Ward kept the game tied early in the third as the Canes continued to be ineffective in their own zone. Saves on Michael Matheson, Derek MacKenzie and Colton Sceviour, the latter two on partial breakaways, were enough to keep the Canes in the game, as it settled down from the frantic scoring pace from earlier.

With Klas Dahlbeck and Jonathan Huberdeau in the box for coincident roughing penalties, the second such pair of infractions in the game, the Canes’ defense saved a goal. Phil Di Giuseppe poked the puck off the stick of Reilly Smith in the slot, and Jaccob Slavin added to his team-high blocked shots total with his 146th of the season, deflecting a Trocheck shot over the net.
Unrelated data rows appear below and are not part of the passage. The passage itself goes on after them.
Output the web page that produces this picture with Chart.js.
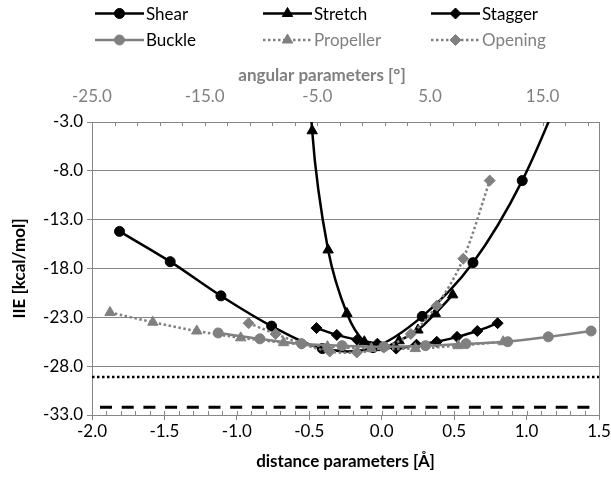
<!DOCTYPE html>
<html><head><meta charset="utf-8">
<script src="https://cdn.jsdelivr.net/npm/chart.js@4.4.1/dist/chart.umd.min.js"></script>
<style>html,body{margin:0;padding:0;background:#fff;}canvas{display:block;}</style>
</head><body>
<canvas id="c" width="611" height="477"></canvas>
<script>
// ---- data (distance parameters, Å) ----
const shearX   = [-1.81,-1.46,-1.11,-0.76,-0.41,-0.06,0.28,0.63,0.97,1.32];
const shearY   = [-14.2,-17.3,-20.8,-23.9,-26.2,-26.1,-22.9,-17.4,-9.0,3.0];
const stretchX = [-0.60,-0.48,-0.37,-0.24,-0.12,0.00,0.12,0.25,0.37,0.49];
const stretchY = [30.0,-3.9,-16.1,-22.6,-25.5,-26.1,-25.4,-24.3,-22.6,-20.7];
const staggerX = [-0.45,-0.31,-0.17,-0.03,0.10,0.24,0.38,0.52,0.66,0.80];
const staggerY = [-24.1,-24.8,-25.3,-25.7,-26.2,-25.8,-25.5,-25.0,-24.4,-23.6];
// ---- data (angular parameters, °) ----
const buckleX    = [-13.8,-10.1,-6.4,-2.8,0.9,4.6,8.2,11.9,15.5,19.3];
const buckleY    = [-24.6,-25.2,-25.7,-25.9,-26.0,-25.9,-25.7,-25.5,-25.0,-24.4];
const propellerX = [-23.4,-19.6,-15.7,-11.8,-8.0,-4.1,-0.2,3.7,7.5,11.5];
const propellerY = [-22.5,-23.5,-24.4,-25.1,-25.6,-26.0,-26.2,-26.2,-25.9,-25.5];
const openingX   = [-11.1,-8.7,-6.4,-3.9,-1.5,0.9,3.3,5.6,7.95,10.3];
const openingY   = [-23.6,-24.7,-25.7,-26.5,-26.6,-26.1,-24.7,-21.8,-17.0,-9.0];
// ---- reference levels ----
const refLineX  = [-2.0, 1.5];
const refDotted = -29.1;
const refDashed = -32.2;
// ---- axes ----
const yTicks   = [-33,-28,-23,-18,-13,-8,-3];
const xTicks   = [-2.0,-1.5,-1.0,-0.5,0.0,0.5,1.0,1.5];
const topTicks = [-25,-15,-5,5,15];
const xMinorStep = 0.1;
const topMinorStep = 2;

const BLACK = '#000000', GRAY = '#808080', GRID = '#868686';
const FONT = 'Lato';
const markerRadius = {circle: 5, triangle: 6, rectRot: 5.5};

function series(label, xs, ys, axis, color, style, dash, order, textColor) {
  return {
    label, data: xs.map((x, i) => ({x, y: ys[i]})), xAxisID: axis,
    borderColor: color, backgroundColor: color,
    pointBackgroundColor: color, pointBorderColor: color,
    pointStyle: style, pointRadius: markerRadius[style], pointHoverRadius: markerRadius[style], pointBorderWidth: 1,
    borderWidth: 2.5, borderDash: dash, borderCapStyle: 'butt',
    tension: 0.33, order, legendColor: textColor
  };
}
function refLine(yv, dash, offset, width, order) {
  return {
    label: '', data: refLineX.map(x => ({x, y: yv})), xAxisID: 'x',
    borderColor: BLACK, borderWidth: width, borderDash: dash, borderDashOffset: offset,
    pointRadius: 0, pointHoverRadius: 0, tension: 0, order
  };
}

const datasets = [
  series('Shear', shearX, shearY, 'x', BLACK, 'circle', [], 6, BLACK),
  series('Stretch', stretchX, stretchY, 'x', BLACK, 'triangle', [], 5, BLACK),
  series('Stagger', staggerX, staggerY, 'x', BLACK, 'rectRot', [], 4, BLACK),
  series('Buckle', buckleX, buckleY, 'x2', GRAY, 'circle', [], 3, BLACK),
  series('Propeller', propellerX, propellerY, 'x2', GRAY, 'triangle', [2.5, 2.5], 2, GRAY),
  series('Opening', openingX, openingY, 'x2', GRAY, 'rectRot', [2.5, 2.5], 1, GRAY),
  refLine(refDotted, [2.5, 2.5], 0, 2.5, 7),
  refLine(refDashed, [12, 9.7], 13.7, 3, 8)
];

function crisp(v) { return Math.round(v) + 0.5; }

const decor = {
  id: 'decor',
  afterDraw(chart) {
    const {ctx, chartArea: a, scales} = chart;
    ctx.save();
    ctx.strokeStyle = GRID; ctx.lineWidth = 1; ctx.setLineDash([]);
    ctx.beginPath();
    // right border
    ctx.moveTo(crisp(a.right), a.top); ctx.lineTo(crisp(a.right), a.bottom + 5);
    // bottom minor ticks (inside)
    const sx = scales.x;
    for (let v = sx.min; v <= sx.max + 1e-9; v += xMinorStep) {
      const px = crisp(sx.getPixelForValue(v));
      ctx.moveTo(px, a.bottom); ctx.lineTo(px, a.bottom - 4);
    }
    // top minor ticks (inside)
    const st = scales.x2;
    for (let v = st.min; v <= st.max + 1e-9; v += topMinorStep) {
      const px = crisp(st.getPixelForValue(v));
      ctx.moveTo(px, a.top); ctx.lineTo(px, a.top + 4);
    }
    ctx.stroke();

    // top axis title
    ctx.fillStyle = GRAY;
    ctx.font = 'bold 17px ' + FONT;
    ctx.textAlign = 'center'; ctx.textBaseline = 'middle';
    ctx.fillText('angular parameters [°]', 322, 76);

    // legend
    const colX = [95, 263, 431], rowY = [13.5, 40], lineLen = 49;
    ctx.font = '17px ' + FONT; ctx.textAlign = 'left';
    chart.data.datasets.filter(d => d.legendColor).forEach((d, i) => {
      const x0 = colX[i % 3], y0 = rowY[Math.floor(i / 3)];
      ctx.strokeStyle = d.borderColor; ctx.lineWidth = d.borderWidth;
      ctx.setLineDash(d.borderDash); ctx.lineCap = 'butt';
      ctx.beginPath(); ctx.moveTo(x0, y0); ctx.lineTo(x0 + lineLen, y0); ctx.stroke();
      ctx.setLineDash([]);
      ctx.fillStyle = d.pointBackgroundColor; ctx.strokeStyle = d.pointBorderColor; ctx.lineWidth = 1;
      Chart.helpers.drawPoint(ctx, {pointStyle: d.pointStyle, radius: d.pointRadius, rotation: 0, borderWidth: 1}, x0 + lineLen / 2, y0);
      ctx.fillStyle = d.legendColor;
      ctx.fillText(d.label, x0 + lineLen + 2, y0 + 1);
    });
    ctx.restore();
  }
};

new Chart(document.getElementById('c'), {
  type: 'line',
  data: {datasets},
  plugins: [decor],
  options: {
    responsive: false, animation: false,
    layout: {padding: {left: 0, right: 12, top: 62, bottom: 0}},
    plugins: {legend: {display: false}, tooltip: {enabled: false}},
    scales: {
      x: {
        type: 'linear', position: 'bottom', min: -2, max: 1.5,
        afterBuildTicks: s => { s.ticks = xTicks.map(v => ({value: v})); },
        afterFit: s => { s.height = 62; s.paddingLeft = 0; s.paddingRight = 0; },
        ticks: {callback: v => Number(v).toFixed(1), color: BLACK, font: {family: FONT, size: 17}, padding: 1, maxRotation: 0, autoSkip: false},
        grid: {drawOnChartArea: false, drawTicks: true, tickLength: 5, color: GRID, lineWidth: 1},
        border: {display: true, color: GRID, width: 1},
        title: {display: true, text: 'distance parameters [Å]', color: BLACK, font: {family: FONT, size: 17, weight: 'bold'}, padding: {top: 0, bottom: 5}}
      },
      x2: {
        type: 'linear', position: 'top', min: -25, max: 20,
        afterBuildTicks: s => { s.ticks = topTicks.map(v => ({value: v})); },
        afterFit: s => { s.height = 60; s.paddingLeft = 0; s.paddingRight = 0; },
        ticks: {callback: v => Number(v).toFixed(1), color: GRAY, font: {family: FONT, size: 17}, padding: 15, maxRotation: 0, autoSkip: false},
        grid: {display: true, drawOnChartArea: false, drawTicks: false, color: GRID},
        border: {display: true, color: GRID, width: 1}
      },
      y: {
        type: 'linear', position: 'left', min: -33, max: -3,
        afterBuildTicks: s => { s.ticks = yTicks.map(v => ({value: v})); },
        afterFit: s => { s.width = 92; s.paddingTop = 0; s.paddingBottom = 0; },
        ticks: {callback: v => Number(v).toFixed(1), color: BLACK, font: {family: FONT, size: 17}, padding: 4},
        grid: {drawOnChartArea: true, drawTicks: true, tickLength: 5, color: GRID, lineWidth: 1},
        border: {display: true, color: GRID, width: 1},
        title: {display: true, text: 'IIE [kcal/mol]', color: BLACK, font: {family: FONT, size: 17, weight: 'bold'}, padding: {top: 9, bottom: 0}}
      }
    }
  }
});
</script>
</body></html>
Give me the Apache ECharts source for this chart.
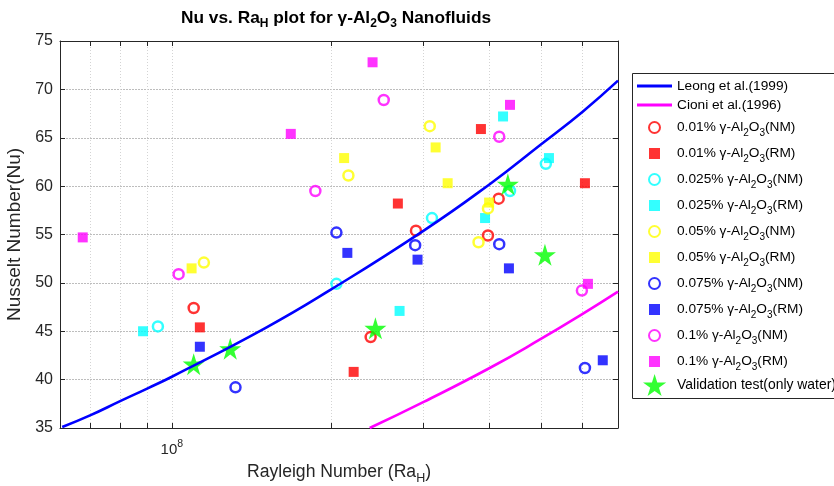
<!DOCTYPE html>
<html>
<head>
<meta charset="utf-8">
<script src="https://cdn.jsdelivr.net/npm/echarts@6/dist/echarts.min.js"></script>
<style>
  html, body { margin: 0; padding: 0; background: #fff; }
  #chartBox { width: 834px; height: 486px; }
</style>
</head>
<body>
<div id="chartBox"></div>
<script>
// data: [Rayleigh number, Nusselt number]
var leong = [[6.2e7, 35.1], [7e7, 36.3], [8e7, 37.8], [9e7, 39.1], [1e8, 40.3], [1.5e8, 45.3],
  [2e8, 49.3], [3e8, 55.4], [4e8, 60.2], [5e8, 64.3], [6e8, 67.7], [7e8, 70.9]];
var cioni = [[2.37e8, 35.0], [3e8, 37.7], [4e8, 41.2], [5e8, 44.2], [6e8, 46.8], [7e8, 49.1]];

var nm001 = [[1.10e8, 47.4], [2.38e8, 44.4], [2.90e8, 55.4], [3.97e8, 54.9], [4.16e8, 58.7]];
var rm001 = [[1.13e8, 45.4], [2.21e8, 40.8], [2.68e8, 58.2], [3.85e8, 65.9], [6.06e8, 60.3]];
var nm0025 = [[9.41e7, 45.5], [2.05e8, 49.9], [3.11e8, 56.7], [4.37e8, 59.5], [5.11e8, 62.3]];
var rm0025 = [[8.82e7, 45.0], [2.70e8, 47.1], [3.92e8, 56.7], [4.24e8, 67.2], [5.18e8, 62.9]];
var nm005 = [[1.15e8, 52.1], [2.16e8, 61.1], [3.08e8, 66.2], [3.81e8, 54.2], [3.97e8, 57.7]];
var rm005 = [[1.09e8, 51.5], [2.12e8, 62.9], [3.16e8, 64.0], [3.33e8, 60.3], [3.99e8, 58.3]];
var nm0075 = [[1.32e8, 39.2], [2.05e8, 55.2], [2.89e8, 53.9], [4.17e8, 54.0], [6.06e8, 41.2]];
var rm0075 = [[1.13e8, 43.4], [2.15e8, 53.1], [2.92e8, 52.4], [4.35e8, 51.5], [6.55e8, 42.0]];
var nm01 = [[1.03e8, 50.9], [1.87e8, 59.5], [2.52e8, 68.9], [4.17e8, 65.1], [5.98e8, 49.2]];
var rm01 = [[6.78e7, 54.7], [1.68e8, 65.4], [2.40e8, 72.8], [4.37e8, 68.4], [6.14e8, 49.9]];
var water = [[1.10e8, 41.6], [1.29e8, 43.2], [2.43e8, 45.3], [4.33e8, 60.2], [5.09e8, 52.9]];

var xTicks = [7e7, 8e7, 9e7, 1e8, 2e8, 3e8, 4e8, 5e8, 6e8];
var xLabels = [1e8];

var FONT = "Liberation Sans";
var AXIS = "#262626";
var STAR = "path://M50,0 L61,35 L98,35 L68,57 L79,91 L50,70 L21,91 L32,57 L2,35 L39,35 Z";
var SQUARE = "path://M0,0 H10 V10 H0 Z";
var BAR = "path://M0,0 H35 V3 H0 Z";

// legend text: "0.01% γ-Al2O3(NM)" with subscripts
function alName(pct, kind) {
  return pct + "% \u03b3-Al2O3(" + kind + ")";
}
function legendText(name) {
  if (name.indexOf("Al2O3") < 0) return name;
  var parts = name.split("Al2O3");
  return "{n|" + parts[0] + "Al}{s|2}{n|O}{s|3}{n|" + parts[1] + "}";
}

var groups = [
  { pct: "0.01", kind: "NM", data: nm001, color: "#ff0000" },
  { pct: "0.01", kind: "RM", data: rm001, color: "#ff0000" },
  { pct: "0.025", kind: "NM", data: nm0025, color: "#00ffff" },
  { pct: "0.025", kind: "RM", data: rm0025, color: "#00ffff" },
  { pct: "0.05", kind: "NM", data: nm005, color: "#ffff00" },
  { pct: "0.05", kind: "RM", data: rm005, color: "#ffff00" },
  { pct: "0.075", kind: "NM", data: nm0075, color: "#0000ff" },
  { pct: "0.075", kind: "RM", data: rm0075, color: "#0000ff" },
  { pct: "0.1", kind: "NM", data: nm01, color: "#ff00ff" },
  { pct: "0.1", kind: "RM", data: rm01, color: "#ff00ff" }
];

var series = [
  { name: "Leong et al.(1999)", type: "line", data: leong, smooth: true, symbol: "none",
    color: "#0000ff", lineStyle: { color: "#0000ff", width: 2.6 } },
  { name: "Cioni et al.(1996)", type: "line", data: cioni, smooth: true, symbol: "none",
    color: "#ff00ff", lineStyle: { color: "#ff00ff", width: 2.6 } }
];
var legendData = [
  { name: "Leong et al.(1999)", icon: BAR },
  { name: "Cioni et al.(1996)", icon: BAR }
];
groups.forEach(function (g) {
  var name = alName(g.pct, g.kind);
  var hollow = g.kind === "NM";
  series.push({
    name: name,
    type: "scatter",
    data: g.data,
    symbol: hollow ? "circle" : "rect",
    symbolSize: 10,
    itemStyle: hollow
      ? { color: "rgba(255,255,255,0)", borderColor: g.color, borderWidth: 2.5 }
      : { color: g.color }
  });
  legendData.push(hollow ? name : { name: name, icon: SQUARE });
});
series.push({
  name: "Validation test(only water)",
  type: "scatter",
  data: water,
  symbol: STAR,
  symbolSize: 22,
  itemStyle: { color: "#00ff00" }
});

var chart = echarts.init(document.getElementById("chartBox"), null, { renderer: "canvas" });

var option = {
  animation: false,
  backgroundColor: "#fff",
  title: {
    text: "{t|Nu vs. Ra}{s|H}{t| plot for \u03b3-Al}{s|2}{t|O}{s|3}{t| Nanofluids}",
    left: 176,
    top: 1,
    textStyle: {
      rich: {
        t: { fontFamily: FONT, fontSize: 17.3, fontWeight: "bold", color: "#000" },
        s: { fontFamily: FONT, fontSize: 12, fontWeight: "bold", color: "#000", padding: [12, 0, 0, 0] }
      }
    }
  },
  // legend frame runs past the right edge, as in the original
  graphic: [{
    type: "rect",
    left: 632, top: 73,
    shape: { width: 230, height: 325 },
    style: { fill: "#fff", stroke: "#262626", lineWidth: 1 },
    z: 0
  }],
  grid: { left: 60, right: 216, top: 41, bottom: 58, containLabel: false, outerBoundsMode: "none" },
  legend: [
    {
      orient: "vertical",
      left: 632,
      top: 73,
      data: legendData,
      itemWidth: 35,
      itemHeight: 11,
      itemGap: 3,
      padding: [5, 5, 27, 5],
      formatter: legendText,
      textStyle: {
        fontFamily: FONT, fontSize: 13.7, color: "#000", lineHeight: 16,
        rich: {
          n: { fontFamily: FONT, fontSize: 13.7, color: "#000", lineHeight: 23 },
          s: { fontFamily: FONT, fontSize: 10, color: "#000", padding: [11, 0, 0, 0] }
        }
      }
    },
    {
      orient: "vertical",
      left: 643,
      top: 374,
      data: [{ name: "Validation test(only water)", icon: STAR }],
      itemWidth: 35,
      itemHeight: 22,
      padding: 0,
      textStyle: { fontFamily: FONT, fontSize: 13.9, color: "#000" }
    }
  ],
  xAxis: [
    {
      type: "log",
      logBase: 10,
      min: 6.14e7,
      max: 7e8,
      name: "{t|Rayleigh Number (Ra}{s|H}{t|)}",
      nameLocation: "middle",
      nameGap: 32,
      nameTextStyle: {
        rich: {
          t: { fontFamily: FONT, fontSize: 17.6, color: AXIS },
          s: { fontFamily: FONT, fontSize: 12.5, color: AXIS, padding: [12, 0, 0, 0] }
        }
      },
      axisLine: { show: true, lineStyle: { color: AXIS, width: 1 } },
      axisTick: { show: true, inside: true, length: 5, customValues: xTicks, lineStyle: { color: AXIS } },
      axisLabel: {
        customValues: xLabels,
        margin: 11,
        formatter: function () { return "{b|10}{p|8}"; },
        rich: {
          b: { fontFamily: FONT, fontSize: 15, color: AXIS },
          p: { fontFamily: FONT, fontSize: 10.5, color: AXIS, padding: [0, 0, 10, 0] }
        }
      },
      splitLine: { show: true, lineStyle: { color: "#d4d4d4", type: [1, 2], width: 1 } }
    },
    {
      type: "log",
      logBase: 10,
      position: "top",
      min: 6.14e7,
      max: 7e8,
      axisLine: { show: true, lineStyle: { color: AXIS, width: 1 } },
      axisTick: { show: true, inside: true, length: 5, customValues: xTicks, lineStyle: { color: AXIS } },
      axisLabel: { show: false },
      splitLine: { show: false }
    }
  ],
  yAxis: [
    {
      type: "value",
      min: 35,
      max: 75,
      interval: 5,
      name: "Nusselt Number(Nu)",
      nameLocation: "middle",
      nameGap: 33,
      nameTextStyle: { fontFamily: FONT, fontSize: 19, color: AXIS },
      axisLine: { show: true, lineStyle: { color: AXIS, width: 1 } },
      axisTick: { show: true, inside: true, length: 5, lineStyle: { color: AXIS } },
      axisLabel: { fontFamily: FONT, fontSize: 16, color: AXIS, margin: 7 },
      splitLine: { show: true, lineStyle: { color: "#bdbdbd", type: [2, 1], width: 1 } }
    },
    {
      type: "value",
      position: "right",
      min: 35,
      max: 75,
      interval: 5,
      axisLine: { show: true, lineStyle: { color: AXIS, width: 1 } },
      axisTick: { show: true, inside: true, length: 5, lineStyle: { color: AXIS } },
      axisLabel: { show: false },
      splitLine: { show: false }
    }
  ],
  series: series
};

chart.setOption(option);
</script>
</body>
</html>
The Panthers kept coming. Trocheck, again. Jussi Jokinen. Trocheck for a third time. Sceviour. All answered by Ward, while meanwhile the Canes went five minutes without a shot.

And then, out of nowhere, Derek Ryan spun off a defender and threaded the needle to Skinner, who crashed the net and earned the go-ahead goal. Berra looked to have made the save, but Skinner had just enough on the shot in front of MacKenzie to get the puck to dribble across the goal line and give the Canes the lead with five minutes to go.

That was the difference, as Ward and Brett Pesce stood tall with Berra out of the net in the final minute to give the Canes two points and draw them to within six points of the idle Toronto Maple Leafs in the chase for the final playoff spot. Berra made 21 saves on 25 shots in a losing effort; at the other end, Ward stopped 33 of 36 to earn the win.